Então, à competitividade urge opor uma solidariedade ativa. À austeridade,
mantra da financeirização nas hostes de uma governança pseudomodernizante, cabe
propor um Estado de Bem-Estar Social.
·
Contra-hegemonia
A
ditadura dos mercados é o nó da questão. No país, tal ditadura se exprime no
boicote do Banco Central controlado por subsidiários do rentismo financeiro,
que mantêm os juros estratosféricos (13,75%) para impedir a reindustrialização
do parque produtivo brasileiro. O boicote descarado e reiterado não é um sinal
de vitalidade dos podres poderes ocultos, senão da fraqueza de um modelo já
rejeitado, apesar do assalto ao erário (R$ 300 bilhões) na campanha eleitoral
do genocida. “Os juros altos não apenas fizeram a dívida pública crescer como
causaram uma crise de crédito que quebrou não apenas as Lojas Americanas como
está produzindo recessão e desemprego”, sublinha Luiz Estrella Faria, no artigo
“Lula e suas quatro frentes de batalha” (Revista Grifo, jun/jul 2023).
O
mérito indiscutível do governo Lula está em evidenciar a crise de
governabilidade neoliberal. As medidas implementadas pelo Chicago boy,
com privatizações liquidacionistas e terceirizações para legitimar o arrocho
salarial, trouxeram de volta a fome, o desalento e a morte. Só beneficiaram os
ricos sem empatia com o sofrimento do povo e avessos à realização de um projeto
nacional-popular de desenvolvimento. Interpretações economicistas tendem a
sequestrar os conteúdos humanitários.
As
políticas públicas do governo em curso empoderam o salário mínimo, a
aposentadoria; garantem a moradia, a educação da creche à universidade;
incrementam a formalização do trabalho, o reforço institucional às lutas pela
igualdade de gênero, raça e identidade sexual. Importante: incidem na
consciência da população ao estimular no senso comum uma percepção dialética
não derrotista. E mais, imunizam a cidadania contra o vírus das fake
news nas plataformas digitais e os algoritmos das big techs,
que esvaziam o conceito de liberdade por manipular o desejo dos consumidores.
O
aparelho estatal com a índole acolhedora do Deus do Segundo Testamento,
ao revés do Leviatã guardião de desigualdades reais por trás das aparências,
coloca em cena uma pedagogia que dialoga com bandeiras progressistas da
conjuntura internacional.
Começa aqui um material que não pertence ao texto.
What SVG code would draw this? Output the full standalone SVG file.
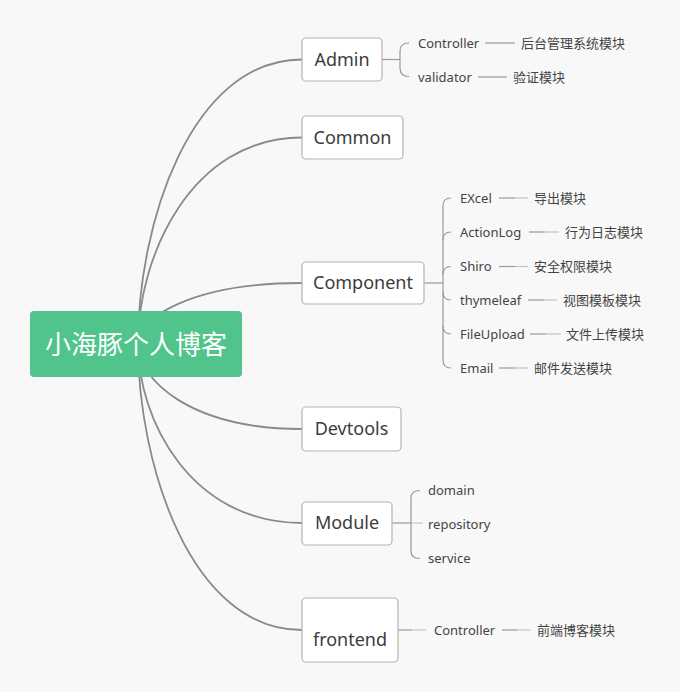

A saber: o ambientalismo da jovem ativista Greta
Thunberg que negacionistas classificam de “pirralha”, para rechaçar os ideais
ecológicos; a resiliência heroica das etnias originárias de matriz indígena e
africana ao etnocentrismo europeu; e a luta feminista contra a misoginia e os
feminicídios em disparada. No caso concreto, foram 3,9 mil homicídios dolosos
(intencionais) ao longo de 2022, um aumento de 2,6% sobre o ano anterior.
Na
contracorrente, articulações sociopolíticas do Movimento dos Trabalhadores Sem
Terra (MST), do Movimento dos Trabalhadores Sem Teto (MTST) e as experiências
de Economia Solidária, além das demandas específicas, propiciam a
convivialidade de desalienação entre partícipes, já destacava Paul Singer na
década de 1980, na esteira de György Lukács. Iniciativas em prol do
comunitarismo presentificam a utopia socialista, em pequena escala. É o que
procuram os partidos de esquerda no tratamento intrapartidário, ao romper as
barreiras de escolaridade, prestígio ou renda no âmbito da militância. Com a
régua do igualitarismo jacobino, antecipam o futuro com predicados universais.
Na
tradição gramsciana, a fórmula para entender a construção da hegemonia em um
bloco histórico é “Estado + sociedade civil = Estado ampliado”. Quando a
sociedade civil constitui uma rede de movimentos sociais e entidades e, pela
vontade majoritária, estabelece no Executivo um governo avançado
(antineofascista, antineoliberal, antineoconservador) um outro paradigma
civilizacional ganha corpo. Vide o Brasil atual. Embora as limitações, uma
liderança moral e intelectual contra-hegemônica inicia a reconfiguração das
várias dimensões da vida social. Com resíduos culturais de ancestrais que
sobreviveram ao colonialismo predatório e extrativista, abre-se um novo
horizonte.
Aos
poucos, a esperança parece transitar da colônia de exploração para um
povoamento, mesmo tardio. Nesta perspectiva, a organização dos trabalhadores
constrói a aventura da emancipação ao confrontar o sistema de dominação, na
epopeia ideológica que tem a necropolítica, de um lado e, de outro, o exercício
da democracia numa “sociedade regulada” (o socialismo). Quem fica, quem vai?